■ PROBLEM DETAILS: No images are to be carried over; print all other material exactly as it stands.

## BEGIN GIVEN INFORMATION

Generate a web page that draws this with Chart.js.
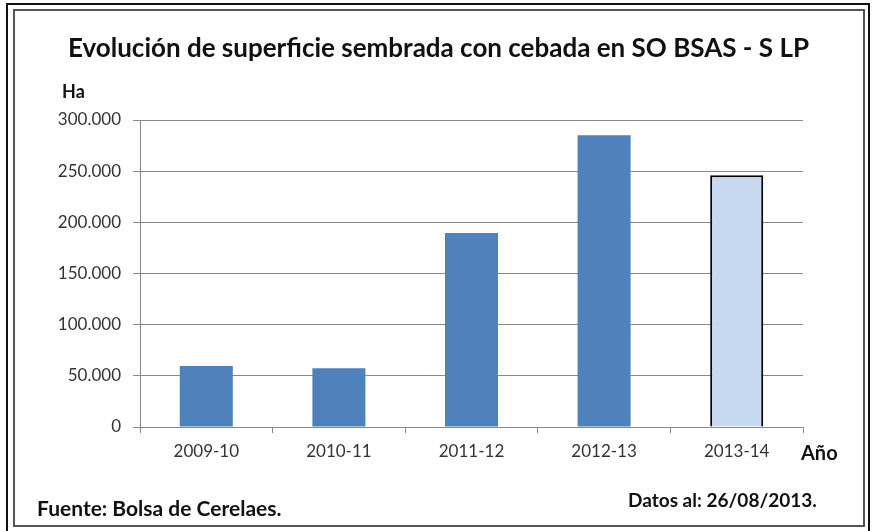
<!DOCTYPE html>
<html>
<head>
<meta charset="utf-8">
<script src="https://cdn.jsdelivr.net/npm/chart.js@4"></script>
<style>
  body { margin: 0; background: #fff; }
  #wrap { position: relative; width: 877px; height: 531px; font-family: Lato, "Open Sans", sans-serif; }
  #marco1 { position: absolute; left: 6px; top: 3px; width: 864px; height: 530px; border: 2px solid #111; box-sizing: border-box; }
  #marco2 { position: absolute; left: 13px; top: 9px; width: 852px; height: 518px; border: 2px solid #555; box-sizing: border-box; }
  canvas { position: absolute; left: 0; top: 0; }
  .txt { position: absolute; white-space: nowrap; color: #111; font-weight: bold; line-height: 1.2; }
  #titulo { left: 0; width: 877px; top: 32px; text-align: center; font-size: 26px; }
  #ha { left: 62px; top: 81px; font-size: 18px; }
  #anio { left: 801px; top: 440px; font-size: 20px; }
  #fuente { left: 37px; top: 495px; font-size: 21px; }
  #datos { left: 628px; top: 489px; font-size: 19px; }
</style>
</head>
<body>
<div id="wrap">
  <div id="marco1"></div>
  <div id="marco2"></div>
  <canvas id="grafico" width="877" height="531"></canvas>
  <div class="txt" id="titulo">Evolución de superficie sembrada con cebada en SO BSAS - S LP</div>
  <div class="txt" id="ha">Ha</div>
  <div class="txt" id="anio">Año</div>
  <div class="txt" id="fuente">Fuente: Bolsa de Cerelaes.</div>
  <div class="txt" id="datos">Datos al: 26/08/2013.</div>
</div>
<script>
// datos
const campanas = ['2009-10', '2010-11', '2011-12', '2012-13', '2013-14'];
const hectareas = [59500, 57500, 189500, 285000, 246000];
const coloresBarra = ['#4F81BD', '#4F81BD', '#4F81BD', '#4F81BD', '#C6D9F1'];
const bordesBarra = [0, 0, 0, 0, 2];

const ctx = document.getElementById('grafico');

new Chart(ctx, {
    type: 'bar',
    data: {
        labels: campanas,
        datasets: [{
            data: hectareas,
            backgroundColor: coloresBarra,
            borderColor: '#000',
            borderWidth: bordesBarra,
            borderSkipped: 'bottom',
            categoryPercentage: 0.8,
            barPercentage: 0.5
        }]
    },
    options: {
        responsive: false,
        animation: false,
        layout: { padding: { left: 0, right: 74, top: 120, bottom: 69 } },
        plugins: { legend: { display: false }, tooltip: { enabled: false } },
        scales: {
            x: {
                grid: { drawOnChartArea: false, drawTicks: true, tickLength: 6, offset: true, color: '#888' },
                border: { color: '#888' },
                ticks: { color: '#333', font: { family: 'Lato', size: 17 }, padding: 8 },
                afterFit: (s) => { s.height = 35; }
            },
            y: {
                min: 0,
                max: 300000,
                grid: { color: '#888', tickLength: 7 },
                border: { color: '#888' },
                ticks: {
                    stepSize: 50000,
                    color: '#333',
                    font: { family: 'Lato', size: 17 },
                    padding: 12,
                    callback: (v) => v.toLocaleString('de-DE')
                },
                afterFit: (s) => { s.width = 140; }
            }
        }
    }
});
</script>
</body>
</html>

## END GIVEN INFORMATION

■ ANSWER FOR THE TASK:
Generate a web page that draws this with Chart.js.
<!DOCTYPE html>
<html>
<head>
<meta charset="utf-8">
<script src="https://cdn.jsdelivr.net/npm/chart.js@4"></script>
<style>
  body { margin: 0; background: #fff; }
  #wrap { position: relative; width: 877px; height: 531px; font-family: Lato, "Open Sans", sans-serif; }
  #marco1 { position: absolute; left: 6px; top: 3px; width: 864px; height: 530px; border: 2px solid #111; box-sizing: border-box; }
  #marco2 { position: absolute; left: 13px; top: 9px; width: 852px; height: 518px; border: 2px solid #555; box-sizing: border-box; }
  canvas { position: absolute; left: 0; top: 0; }
  .txt { position: absolute; white-space: nowrap; color: #111; font-weight: bold; line-height: 1.2; }
  #titulo { left: 0; width: 877px; top: 32px; text-align: center; font-size: 26px; }
  #ha { left: 62px; top: 81px; font-size: 18px; }
  #anio { left: 801px; top: 440px; font-size: 20px; }
  #fuente { left: 37px; top: 495px; font-size: 21px; }
  #datos { left: 628px; top: 489px; font-size: 19px; }
</style>
</head>
<body>
<div id="wrap">
  <div id="marco1"></div>
  <div id="marco2"></div>
  <canvas id="grafico" width="877" height="531"></canvas>
  <div class="txt" id="titulo">Evolución de superficie sembrada con cebada en SO BSAS - S LP</div>
  <div class="txt" id="ha">Ha</div>
  <div class="txt" id="anio">Año</div>
  <div class="txt" id="fuente">Fuente: Bolsa de Cerelaes.</div>
  <div class="txt" id="datos">Datos al: 26/08/2013.</div>
</div>
<script>
// datos
const campanas = ['2009-10', '2010-11', '2011-12', '2012-13', '2013-14'];
const hectareas = [59500, 57500, 189500, 285000, 246000];
const coloresBarra = ['#4F81BD', '#4F81BD', '#4F81BD', '#4F81BD', '#C6D9F1'];
const bordesBarra = [0, 0, 0, 0, 2];

const ctx = document.getElementById('grafico');

new Chart(ctx, {
    type: 'bar',
    data: {
        labels: campanas,
        datasets: [{
            data: hectareas,
            backgroundColor: coloresBarra,
            borderColor: '#000',
            borderWidth: bordesBarra,
            borderSkipped: 'bottom',
            categoryPercentage: 0.8,
            barPercentage: 0.5
        }]
    },
    options: {
        responsive: false,
        animation: false,
        layout: { padding: { left: 0, right: 74, top: 120, bottom: 69 } },
        plugins: { legend: { display: false }, tooltip: { enabled: false } },
        scales: {
            x: {
                grid: { drawOnChartArea: false, drawTicks: true, tickLength: 6, offset: true, color: '#888' },
                border: { color: '#888' },
                ticks: { color: '#333', font: { family: 'Lato', size: 17 }, padding: 8 },
                afterFit: (s) => { s.height = 35; }
            },
            y: {
                min: 0,
                max: 300000,
                grid: { color: '#888', tickLength: 7 },
                border: { color: '#888' },
                ticks: {
                    stepSize: 50000,
                    color: '#333',
                    font: { family: 'Lato', size: 17 },
                    padding: 12,
                    callback: (v) => v.toLocaleString('de-DE')
                },
                afterFit: (s) => { s.width = 140; }
            }
        }
    }
});
</script>
</body>
</html>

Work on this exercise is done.